Alaska Airlines offers in-flight Internet through the Gogo service. They want US$9.95 for the two-hour flight,
which is a bit rich, but I might be interested if this were a longer flight. As
the flight progresses, the landscape changes from farming valleys with
irrigation ditches to desert, and later to frozen lakes and some snow
cover. We hit a few bumps in the middle of
the flight, so the pilots climb to a new flight level and things smooth out
again. Horizon Airlines flight 2388 from
Seatac to Victoria leaves on time, my bag appears on the belt in Victoria
Airport, I clear Customs and Immigration, and I’m driving home by 6:30PM. It’s
good to be home.
Tuesday, December 20, 2011
Day 30 – At sea, enroute to San Diego
This is our last day of the cruise. I have breakfast in La Fontaine dining room, and a couple from San Diego I met a couple
of weeks ago at breakfast are seated with me again. They related a hilarious story about a flood
of water they had coming down the wall behind the toilet in their cabin. Her husband sat on the edge of the tub and
kept pressing the toilet flush button to prevent the water from flooding the
rest of the cabin, while she flagged down someone to come fix the problem. He sat there for 20 minutes before a
repairman finally arrived, and the guy was amazed at their ingenuity. He opined that most passengers would have let
the cabin flood! I had to chime in and
suggest she missed a golden opportunity to take a photo of her husband while he
was in the bathroom, have a print made, and enter it in the photo contest under
“People”. That broke up the whole table!
I go out on the Lower Promenade Deck after breakfast and see
a pod of dolphins beside the ship. The outside temperature this morning is only
16℃ - time to wear a jacket! The farewell show is staged this morning. It
was great to see all the serving staff and cabin stewards. The show was the same format and script as
last year’s on the Volendam. My evaluation survey arrives after lunch, so
I put a fleece jacket on and go out on the Lower Promenade Deck to fill it out
while I experience the last day on the ship.
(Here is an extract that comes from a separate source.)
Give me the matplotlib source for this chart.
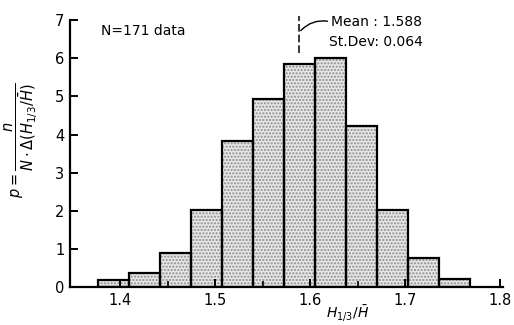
import matplotlib
matplotlib.use("Agg")
import matplotlib.pyplot as plt
import numpy as np

# histogram
bin_left = 1.3765
bin_width = 0.0326
heights = [0.17, 0.36, 0.90, 2.02, 3.83, 4.93, 5.85, 6.02, 4.23, 2.02, 0.77, 0.22]
mean_val = 1.588
std_val = 0.064
n_data = 171

x_ticks = [1.4, 1.5, 1.6, 1.7, 1.8]
y_ticks = [0, 1, 2, 3, 4, 5, 6, 7]

plt.rcParams['font.family'] = ['DejaVu Sans']

fig = plt.figure(figsize=(5.14, 3.25), dpi=100)
ax = fig.add_axes([0.136, 0.117, 0.843, 0.821])

lefts = bin_left + bin_width * np.arange(len(heights))
# stippled fill, then black outline
ax.bar(lefts, heights, width=bin_width, align='edge', color='#e6e6e6',
       edgecolor='#8c8c8c', hatch='.....', linewidth=0)
ax.bar(lefts, heights, width=bin_width, align='edge', fill=False,
       edgecolor='black', linewidth=1.6)

ax.set_xlim(1.347, 1.803)
ax.set_ylim(0, 7)
for s in ['top', 'right']:
    ax.spines[s].set_visible(False)
for s in ['left', 'bottom']:
    ax.spines[s].set_linewidth(1.6)

ax.set_xticks(x_ticks)
ax.set_xticklabels([str(t) for t in x_ticks])
ax.set_xticks(np.arange(1.45, 1.7, 0.1), minor=True)
ax.set_yticks(y_ticks)
ax.tick_params(axis='both', which='major', direction='in', length=6, width=1.4,
               labelsize=10.5, pad=4)
ax.tick_params(axis='x', which='minor', direction='in', length=4, width=1.2)

# mean marker and label
ax.plot([mean_val, mean_val], [6.15, 7.1], color='black', lw=1.1,
        ls=(0, (5, 2)), clip_on=False)
ax.annotate('', xy=(1.621, 6.96), xytext=(mean_val, 6.67),
            arrowprops=dict(arrowstyle='-', lw=1.0, color='black',
                            connectionstyle='arc3,rad=-0.3'),
            annotation_clip=False)
ax.text(1.622, 6.96, 'Mean : %.3f' % mean_val, fontsize=10, va='center', ha='left')
ax.text(1.620, 6.42, 'St.Dev: %.3f' % std_val, fontsize=10, va='center', ha='left')
ax.text(1.380, 6.72, 'N=%d data' % n_data, fontsize=10, va='center', ha='left')

ax.set_ylabel(r'$p=\dfrac{n}{N\cdot\Delta(H_{1/3}/\bar{H})}$', fontsize=10.5)
ax.yaxis.set_label_coords(-0.07, 0.55)
ax.set_xlabel(r'$H_{1/3}/\bar{H}$', fontsize=10)
ax.xaxis.set_label_coords(0.64, -0.06)
ax.xaxis.label.set_verticalalignment('top')

fig.savefig('out.png', dpi=100)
I complain about the lack of enrichment speakers, but otherwise give
them an excellent grade.
Overnight last night we had some moderately rough seas, but
by this afternoon it has smoothed out.
We are left with a slow, rolling sea almost the length of the Rotterdam, which means she noses into
the trough, then pulls up and out, so the view from the stern is of the horizon
bobbing up and down slowly. Some people
are getting seasick…on the last night they are on board.
After dinner, I get serious about packing. My bag has to be out in the hallway by 1AM
for pickup. After packing everything
into my main bag, it feels heavier than when I arrived! Oh well, there isn’t anything I can do about
it. Alaska Airlines charges US$20 per bag, so I’m sure they will tell me and
charge me more if it is overweight. I
just want to get the packing done so I can put my bag out for pickup, and then
get to bed. The announcements for seeing
immigration will apparently start as early as 6:15AM tomorrow morning. My friends and I are all scheduled to
disembark at 9AM, the first time slot tomorrow.